[What the task requires] Write the lines out again, from the top of the material to the line containing "weight: 'bold', lineHeight: 1.6", pictures excluded.

[Provided material]
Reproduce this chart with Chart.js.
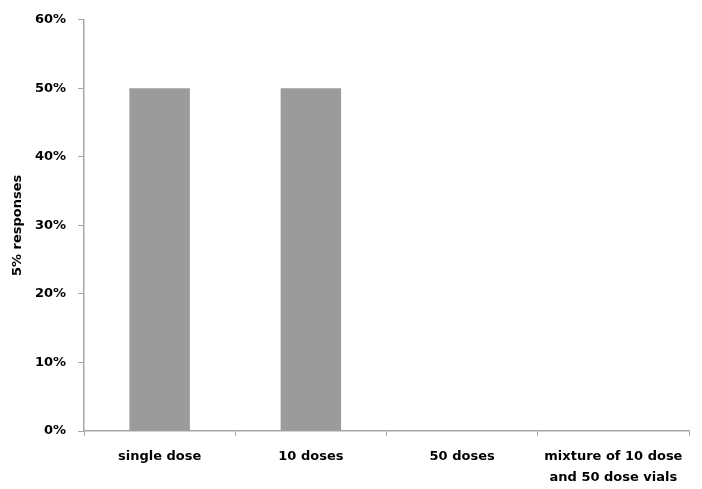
<!DOCTYPE html>
<html>
<head>
<meta charset="utf-8">
<script src="https://cdn.jsdelivr.net/npm/chart.js@4"></script>
<style>
  html, body { margin: 0; padding: 0; background: #fff; }
  #wrap { width: 702px; height: 489px; }
</style>
</head>
<body>
<div id="wrap"><canvas id="doseChart" width="702" height="489"></canvas></div>
<script>
// --------------------
// Chart data
// --------------------
const categories = ['single dose', '10 doses', '50 doses', ['mixture of 10 dose', 'and 50 dose vials']];
const responses = [50, 50, 0, 0];
const yTicks = [0, 10, 20, 30, 40, 50, 60];

const axisGray = '#a6a6a6';
const fontFamily = "'DejaVu Sans', 'Liberation Sans', Arial, sans-serif";
const labelFont = { family: fontFamily, size: 13, weight: 'bold', lineHeight: 1.6 };

// --------------------
// Render chart
// --------------------
const ctx = document.getElementById('doseChart').getContext('2d');
new Chart(ctx, {
    type: 'bar',
    data: {
        labels: categories,
        datasets: [{
            label: '5% responses',
            data: responses,
            backgroundColor: '#9b9b9b',
            borderWidth: 0,
            barPercentage: 0.4,
            categoryPercentage: 1.0
        }]
    },
    options: {
        responsive: false,
        animation: false,
        layout: { padding: { top: 16, right: 13, left: 0, bottom: 0 } },
        plugins: { legend: { display: false }, tooltip: { enabled: false } },
        scales: {
            x: {
                offset: true,
                grid: { offset: true, drawOnChartArea: false, drawTicks: true, tickLength: 5, color: axisGray },
                border: { color: axisGray, width: 1.5 },
                ticks: { color: '#000', font: labelFont, padding: 10, maxRotation: 0, autoSkip: false },
                afterFit: scale => { scale.height = 58; }
            },
            y: {
                min: 0,
                max: 60,
                afterBuildTicks: scale => { scale.ticks = yTicks.map(v => ({ value: v })); },
                grid: { drawOnChartArea: false, drawTicks: true, tickLength: 6, color: axisGray },
                border: { color: axisGray, width: 1.5 },
                ticks: { color: '#000', font: { family: fontFamily, size: 13, weight: 'bold' }, padding: 12, callback: v => v + '%' },
                title: {
                    display: true,
                    text: '5% responses',
                    color: '#000',
                    font: { family: fontFamily, size: 13, weight: 'bold' },
                    padding: { top: 10, bottom: 0 }
                },
                afterFit: scale => { scale.width = 84; }
            }
        }
    }
});
</script>
</body>
</html>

[Solution to this problem]
Reproduce this chart with Chart.js.
<!DOCTYPE html>
<html>
<head>
<meta charset="utf-8">
<script src="https://cdn.jsdelivr.net/npm/chart.js@4"></script>
<style>
  html, body { margin: 0; padding: 0; background: #fff; }
  #wrap { width: 702px; height: 489px; }
</style>
</head>
<body>
<div id="wrap"><canvas id="doseChart" width="702" height="489"></canvas></div>
<script>
// --------------------
// Chart data
// --------------------
const categories = ['single dose', '10 doses', '50 doses', ['mixture of 10 dose', 'and 50 dose vials']];
const responses = [50, 50, 0, 0];
const yTicks = [0, 10, 20, 30, 40, 50, 60];

const axisGray = '#a6a6a6';
const fontFamily = "'DejaVu Sans', 'Liberation Sans', Arial, sans-serif";
const labelFont = { family: fontFamily, size: 13, weight: 'bold', lineHeight: 1.6 };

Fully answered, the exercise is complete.